WHAT THIS TASK INVOLVES — Set down, word for word, only the lines from the start of the records through the line bearing "pr_ci = [7.45, 6.98, 6.51]"; include no pictures.

DATA ROWS —
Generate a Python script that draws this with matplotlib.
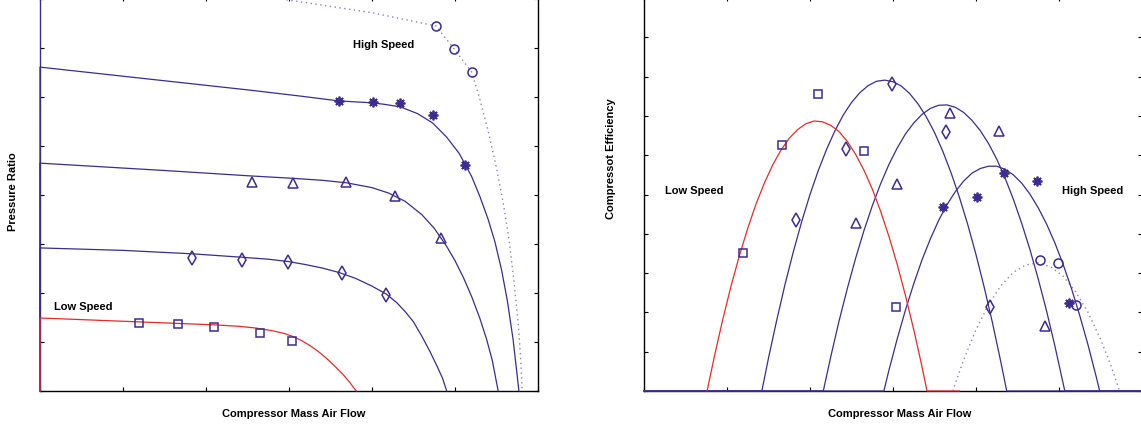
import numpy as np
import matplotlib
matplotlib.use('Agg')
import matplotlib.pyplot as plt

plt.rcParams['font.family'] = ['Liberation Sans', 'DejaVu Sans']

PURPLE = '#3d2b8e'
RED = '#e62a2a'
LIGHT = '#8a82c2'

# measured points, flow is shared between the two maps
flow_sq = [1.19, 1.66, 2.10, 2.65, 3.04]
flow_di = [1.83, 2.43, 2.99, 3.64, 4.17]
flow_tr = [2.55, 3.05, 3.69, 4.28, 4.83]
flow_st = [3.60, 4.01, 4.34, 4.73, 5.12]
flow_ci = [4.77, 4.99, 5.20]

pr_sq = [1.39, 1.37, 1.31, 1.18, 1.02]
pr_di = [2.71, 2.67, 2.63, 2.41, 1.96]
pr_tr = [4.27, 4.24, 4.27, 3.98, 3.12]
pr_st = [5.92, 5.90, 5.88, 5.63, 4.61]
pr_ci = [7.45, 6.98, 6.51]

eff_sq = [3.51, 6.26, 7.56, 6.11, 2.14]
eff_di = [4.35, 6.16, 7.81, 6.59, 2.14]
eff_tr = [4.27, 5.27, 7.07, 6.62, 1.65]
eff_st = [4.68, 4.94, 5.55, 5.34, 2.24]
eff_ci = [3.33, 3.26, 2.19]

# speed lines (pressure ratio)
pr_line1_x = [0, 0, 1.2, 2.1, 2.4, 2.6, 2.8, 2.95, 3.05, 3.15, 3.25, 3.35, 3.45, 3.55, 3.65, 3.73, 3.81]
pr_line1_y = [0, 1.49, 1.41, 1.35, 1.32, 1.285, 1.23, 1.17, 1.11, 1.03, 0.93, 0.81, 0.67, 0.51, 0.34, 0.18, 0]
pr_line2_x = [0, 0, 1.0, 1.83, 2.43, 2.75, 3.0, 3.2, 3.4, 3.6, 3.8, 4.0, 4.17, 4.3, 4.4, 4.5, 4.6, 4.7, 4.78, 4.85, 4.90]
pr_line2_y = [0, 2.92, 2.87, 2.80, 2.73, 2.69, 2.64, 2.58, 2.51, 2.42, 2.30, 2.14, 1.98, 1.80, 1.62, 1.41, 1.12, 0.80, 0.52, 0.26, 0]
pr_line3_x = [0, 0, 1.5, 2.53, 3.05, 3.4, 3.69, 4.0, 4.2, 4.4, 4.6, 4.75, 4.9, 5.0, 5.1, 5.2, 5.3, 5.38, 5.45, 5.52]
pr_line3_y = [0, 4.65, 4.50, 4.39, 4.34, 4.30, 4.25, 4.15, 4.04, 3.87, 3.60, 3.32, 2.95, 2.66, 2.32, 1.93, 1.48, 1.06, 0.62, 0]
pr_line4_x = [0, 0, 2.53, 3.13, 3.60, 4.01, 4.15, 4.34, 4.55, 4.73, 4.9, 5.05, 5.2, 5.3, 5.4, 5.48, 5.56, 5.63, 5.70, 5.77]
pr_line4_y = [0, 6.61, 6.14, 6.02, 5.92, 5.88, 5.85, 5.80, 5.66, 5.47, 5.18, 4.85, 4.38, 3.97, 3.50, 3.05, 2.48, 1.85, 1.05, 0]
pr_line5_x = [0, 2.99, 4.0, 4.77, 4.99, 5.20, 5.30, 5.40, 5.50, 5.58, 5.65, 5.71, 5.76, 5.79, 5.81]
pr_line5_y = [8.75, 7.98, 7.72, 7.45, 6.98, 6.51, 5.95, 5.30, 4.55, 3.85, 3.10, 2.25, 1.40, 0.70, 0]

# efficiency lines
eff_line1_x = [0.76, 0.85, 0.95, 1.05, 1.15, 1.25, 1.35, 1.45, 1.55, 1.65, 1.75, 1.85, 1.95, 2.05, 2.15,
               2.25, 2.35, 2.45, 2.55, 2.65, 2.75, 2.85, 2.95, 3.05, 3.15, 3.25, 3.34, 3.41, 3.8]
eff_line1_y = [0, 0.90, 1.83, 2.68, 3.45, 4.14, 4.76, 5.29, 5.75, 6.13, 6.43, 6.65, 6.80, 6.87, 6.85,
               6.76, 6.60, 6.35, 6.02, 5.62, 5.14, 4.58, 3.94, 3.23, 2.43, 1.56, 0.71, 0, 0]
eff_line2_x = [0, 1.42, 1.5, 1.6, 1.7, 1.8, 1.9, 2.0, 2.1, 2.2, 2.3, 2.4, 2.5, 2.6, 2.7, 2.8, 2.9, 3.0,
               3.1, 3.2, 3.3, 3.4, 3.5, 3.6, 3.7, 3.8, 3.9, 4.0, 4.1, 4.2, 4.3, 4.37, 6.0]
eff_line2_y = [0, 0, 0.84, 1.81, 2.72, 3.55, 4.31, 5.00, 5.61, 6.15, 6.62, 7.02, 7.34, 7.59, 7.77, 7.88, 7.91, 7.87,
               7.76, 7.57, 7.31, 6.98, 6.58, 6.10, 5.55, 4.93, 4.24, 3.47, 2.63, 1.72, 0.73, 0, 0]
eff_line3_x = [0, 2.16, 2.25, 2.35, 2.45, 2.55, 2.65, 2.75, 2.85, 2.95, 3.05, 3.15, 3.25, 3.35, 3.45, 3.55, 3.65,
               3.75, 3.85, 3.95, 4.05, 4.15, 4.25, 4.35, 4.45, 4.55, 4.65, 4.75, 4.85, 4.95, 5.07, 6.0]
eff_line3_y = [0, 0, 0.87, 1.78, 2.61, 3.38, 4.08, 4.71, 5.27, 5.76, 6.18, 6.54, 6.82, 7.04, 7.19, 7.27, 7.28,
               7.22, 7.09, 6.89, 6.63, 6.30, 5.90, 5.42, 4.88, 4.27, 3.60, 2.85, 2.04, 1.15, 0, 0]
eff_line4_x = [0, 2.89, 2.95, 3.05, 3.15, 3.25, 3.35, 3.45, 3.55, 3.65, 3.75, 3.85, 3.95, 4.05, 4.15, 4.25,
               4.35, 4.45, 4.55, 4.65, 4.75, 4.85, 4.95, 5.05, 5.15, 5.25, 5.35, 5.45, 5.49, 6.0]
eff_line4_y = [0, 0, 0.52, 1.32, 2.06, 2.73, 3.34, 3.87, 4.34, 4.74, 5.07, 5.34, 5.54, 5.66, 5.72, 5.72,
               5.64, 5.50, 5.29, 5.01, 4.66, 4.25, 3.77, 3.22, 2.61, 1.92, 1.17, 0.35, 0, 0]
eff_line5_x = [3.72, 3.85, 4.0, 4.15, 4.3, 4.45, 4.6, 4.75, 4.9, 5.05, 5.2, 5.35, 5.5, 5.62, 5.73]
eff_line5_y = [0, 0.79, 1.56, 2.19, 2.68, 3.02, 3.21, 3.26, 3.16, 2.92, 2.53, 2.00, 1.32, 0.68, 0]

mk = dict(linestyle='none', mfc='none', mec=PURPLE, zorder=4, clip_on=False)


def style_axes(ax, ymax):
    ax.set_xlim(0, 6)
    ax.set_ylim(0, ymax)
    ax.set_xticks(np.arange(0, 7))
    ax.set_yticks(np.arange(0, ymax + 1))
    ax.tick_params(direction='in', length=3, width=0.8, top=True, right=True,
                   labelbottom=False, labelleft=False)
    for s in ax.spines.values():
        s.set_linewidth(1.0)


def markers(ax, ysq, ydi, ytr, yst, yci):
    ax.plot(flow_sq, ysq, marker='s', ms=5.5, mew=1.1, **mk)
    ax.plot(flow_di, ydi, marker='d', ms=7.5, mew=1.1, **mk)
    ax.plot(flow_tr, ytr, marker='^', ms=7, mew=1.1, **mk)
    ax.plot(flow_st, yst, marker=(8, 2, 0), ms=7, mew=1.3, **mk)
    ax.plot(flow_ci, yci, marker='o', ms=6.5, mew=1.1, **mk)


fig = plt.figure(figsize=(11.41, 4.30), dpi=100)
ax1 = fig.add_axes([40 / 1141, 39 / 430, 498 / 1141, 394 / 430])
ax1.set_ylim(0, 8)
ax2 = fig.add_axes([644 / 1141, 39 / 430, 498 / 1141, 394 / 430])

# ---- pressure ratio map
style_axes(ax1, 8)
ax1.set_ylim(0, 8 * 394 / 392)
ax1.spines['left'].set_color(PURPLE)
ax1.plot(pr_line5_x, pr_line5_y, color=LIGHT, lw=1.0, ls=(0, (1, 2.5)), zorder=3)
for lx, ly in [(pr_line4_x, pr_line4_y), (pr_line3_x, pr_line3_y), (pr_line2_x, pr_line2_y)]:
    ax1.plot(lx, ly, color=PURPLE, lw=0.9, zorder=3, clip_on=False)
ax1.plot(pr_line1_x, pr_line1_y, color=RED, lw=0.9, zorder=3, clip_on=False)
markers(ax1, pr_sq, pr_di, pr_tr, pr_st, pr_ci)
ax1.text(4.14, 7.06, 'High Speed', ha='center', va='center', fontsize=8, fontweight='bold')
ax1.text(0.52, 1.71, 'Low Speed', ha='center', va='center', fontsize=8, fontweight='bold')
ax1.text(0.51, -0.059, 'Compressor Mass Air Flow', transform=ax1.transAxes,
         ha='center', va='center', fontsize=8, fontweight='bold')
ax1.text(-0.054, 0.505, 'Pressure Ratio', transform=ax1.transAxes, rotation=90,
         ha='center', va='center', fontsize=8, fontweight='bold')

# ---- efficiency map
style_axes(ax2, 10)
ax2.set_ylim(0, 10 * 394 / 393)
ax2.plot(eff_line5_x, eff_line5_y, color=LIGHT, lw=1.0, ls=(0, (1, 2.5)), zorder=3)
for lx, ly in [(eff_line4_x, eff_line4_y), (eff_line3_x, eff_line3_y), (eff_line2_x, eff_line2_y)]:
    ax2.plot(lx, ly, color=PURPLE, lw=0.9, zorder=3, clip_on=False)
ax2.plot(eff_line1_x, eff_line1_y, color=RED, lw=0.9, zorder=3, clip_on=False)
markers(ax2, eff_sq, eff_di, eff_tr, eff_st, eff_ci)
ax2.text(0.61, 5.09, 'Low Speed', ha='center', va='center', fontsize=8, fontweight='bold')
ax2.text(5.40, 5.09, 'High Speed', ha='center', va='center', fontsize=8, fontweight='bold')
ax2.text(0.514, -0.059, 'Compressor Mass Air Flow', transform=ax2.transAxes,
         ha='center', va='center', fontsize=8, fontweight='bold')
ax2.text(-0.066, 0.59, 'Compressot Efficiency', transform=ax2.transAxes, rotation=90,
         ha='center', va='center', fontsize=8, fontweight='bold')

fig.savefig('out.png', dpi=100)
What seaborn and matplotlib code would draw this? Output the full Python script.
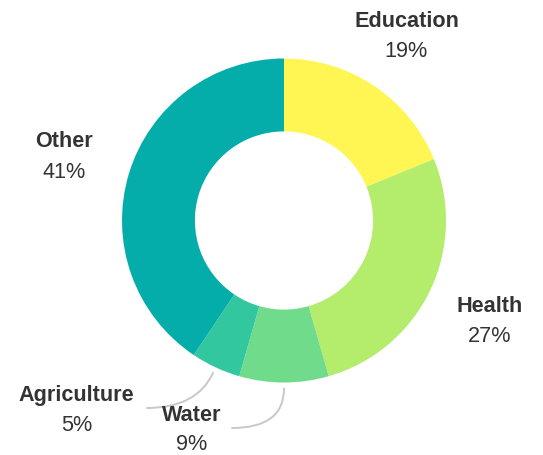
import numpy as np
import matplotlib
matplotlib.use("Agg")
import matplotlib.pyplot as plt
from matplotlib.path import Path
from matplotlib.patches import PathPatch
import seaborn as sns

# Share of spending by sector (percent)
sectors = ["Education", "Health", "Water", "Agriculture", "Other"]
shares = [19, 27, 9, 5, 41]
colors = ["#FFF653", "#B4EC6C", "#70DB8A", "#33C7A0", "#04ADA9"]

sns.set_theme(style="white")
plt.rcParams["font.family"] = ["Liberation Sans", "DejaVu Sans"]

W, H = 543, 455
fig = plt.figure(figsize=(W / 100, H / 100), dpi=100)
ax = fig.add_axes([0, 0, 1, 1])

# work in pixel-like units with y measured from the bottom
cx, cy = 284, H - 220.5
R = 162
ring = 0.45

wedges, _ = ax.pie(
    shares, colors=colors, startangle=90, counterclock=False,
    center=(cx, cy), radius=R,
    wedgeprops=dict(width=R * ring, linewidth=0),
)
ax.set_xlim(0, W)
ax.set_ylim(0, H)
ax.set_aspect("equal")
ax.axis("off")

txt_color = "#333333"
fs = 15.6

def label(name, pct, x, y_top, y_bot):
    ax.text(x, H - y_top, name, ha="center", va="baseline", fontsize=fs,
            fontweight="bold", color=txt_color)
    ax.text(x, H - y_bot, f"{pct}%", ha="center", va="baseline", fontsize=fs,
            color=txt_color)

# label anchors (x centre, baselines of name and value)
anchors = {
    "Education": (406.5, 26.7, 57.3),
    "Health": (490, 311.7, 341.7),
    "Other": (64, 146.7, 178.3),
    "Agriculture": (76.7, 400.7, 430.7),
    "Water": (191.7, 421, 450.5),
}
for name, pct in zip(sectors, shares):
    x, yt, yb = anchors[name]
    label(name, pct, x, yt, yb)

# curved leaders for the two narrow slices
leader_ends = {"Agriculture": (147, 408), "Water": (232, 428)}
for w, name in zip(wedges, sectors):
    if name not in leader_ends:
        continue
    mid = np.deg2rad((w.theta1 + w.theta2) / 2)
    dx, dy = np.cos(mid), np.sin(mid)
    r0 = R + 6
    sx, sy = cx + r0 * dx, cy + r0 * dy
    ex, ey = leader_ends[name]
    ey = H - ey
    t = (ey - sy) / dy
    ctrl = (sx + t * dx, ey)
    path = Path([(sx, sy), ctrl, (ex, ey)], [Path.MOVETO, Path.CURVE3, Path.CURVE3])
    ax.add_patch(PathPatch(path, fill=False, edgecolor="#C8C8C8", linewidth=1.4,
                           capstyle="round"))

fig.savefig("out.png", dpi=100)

ANSWER BELOW —
Generate a Python script that draws this with matplotlib.
import numpy as np
import matplotlib
matplotlib.use('Agg')
import matplotlib.pyplot as plt

plt.rcParams['font.family'] = ['Liberation Sans', 'DejaVu Sans']

PURPLE = '#3d2b8e'
RED = '#e62a2a'
LIGHT = '#8a82c2'

# measured points, flow is shared between the two maps
flow_sq = [1.19, 1.66, 2.10, 2.65, 3.04]
flow_di = [1.83, 2.43, 2.99, 3.64, 4.17]
flow_tr = [2.55, 3.05, 3.69, 4.28, 4.83]
flow_st = [3.60, 4.01, 4.34, 4.73, 5.12]
flow_ci = [4.77, 4.99, 5.20]

pr_sq = [1.39, 1.37, 1.31, 1.18, 1.02]
pr_di = [2.71, 2.67, 2.63, 2.41, 1.96]
pr_tr = [4.27, 4.24, 4.27, 3.98, 3.12]
pr_st = [5.92, 5.90, 5.88, 5.63, 4.61]
pr_ci = [7.45, 6.98, 6.51]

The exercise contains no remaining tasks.